In Michigan, Attorney General Dana Nessel, a Democrat, tried to require faith-based agencies to work with same-sex couples and LGBT individuals in the child-placement process. A federal court temporarily halted enforcement of those state rules as well as federal rules, but the case remains unresolved.
Philadelphia shut out Catholic Social Services from serving foster children and families because of unfavorable rulings in the federal courts. That case is currently on appeal to the U.S. Supreme Court.
“Ultimately, we need not just better regulations, but a clear answer from the courts,” tweeted Becket’s Lori Windham, co-counsel on the Philadelphia case. Until then, faith-based agencies face an uncertain future in their efforts to assist orphaned and vulnerable children. —S.W.
Reasonable request
A Christian school in Maryland asked a federal court for temporary relief after a school voucher program booted it out for requiring its preschool through eighth-grade students to refrain from sexual misconduct.
Bethel Christian Academy in June sued the state for not only terminating it from the voucher program but also for asking it to reimburse nearly $100,000 in voucher funds paid during the two years it participated in the program. The money had allowed many low-income students to attend the school.
Alliance Defending Freedom attorneys filed a motion in U.S. District Court on the school’s behalf, asking the court to stop the state from kicking the school out of the program or making it pay back the money until the case is resolved. They argued the state would only harm students who will be “forced to leave Bethel—or are deterred from attending Bethel—because the school can no longer receive their vouchers.”
“The government can’t discriminate against religious schools simply because it dislikes their religious beliefs,” said ADF counsel Christiana Holcomb, adding, “The U.S. Supreme Court ruled as recently as 2017 in Trinity Lutheran Church of Columbia v. Comer that the government can’t exclude religious groups from a neutral government program just because of their religious character.” —S.W.
Church vs. California abortion mandate
A church took the state of California to court over rules forcing it to cover elective abortions in its employees’ insurance plans. Attorneys for Skyline Wesleyan Church in La Mesa, Calif., presented the case to the 9th U.S. Circuit Court of Appeals in Pasadena on Monday.
In a brief filed before the hearing, attorneys for Skyline Wesleyan Church in La Mesa, Calif., argued the mandate unconstitutionally forced the church to violate its beliefs about the sanctity of life. State attorneys argued the church had not sought a religious exemption, but the judges seemed skeptical.

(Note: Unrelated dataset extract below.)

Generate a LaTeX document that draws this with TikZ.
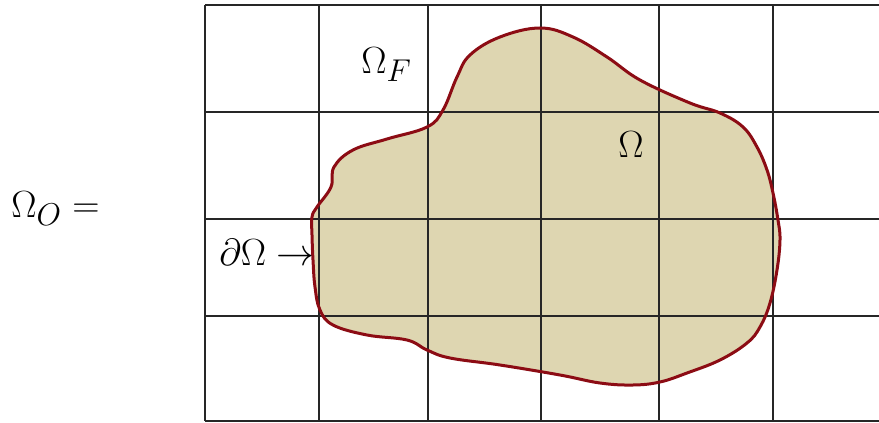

“You’re litigating this case, and if you wanted to give them an exemption, you could have just done it instead of spending lots of time writing briefs and coming here,” quipped U.S. Circuit Judge Michelle Friedland. To the nodding heads of the other judges, she added, “I don’t understand why we should think they really have a chance of getting an exemption when you’ve been fighting them tooth and nail.”
Alliance Defending Freedom attorneys filed the lawsuit after a 2014 rule change by California’s Department of Managed Health Care required religious organizations to cover elective abortion. The church appealed to the 9th Circuit after a U.S. District judge ruled against it. —S.W.
All clear
An aerospace company in New Mexico doesn’t have to remove workplace signs that use the word “God.” First Liberty attorneys contacted the U.S. Department of Energy when an overzealous government official directed a company contracting with the agency to expunge the word from inspirational signs at its workplace at Kirtland Air Force Base. The department quickly retracted the demand, leaving the company, whose slogan is “God, Family, Country,” buoyant. —S.W.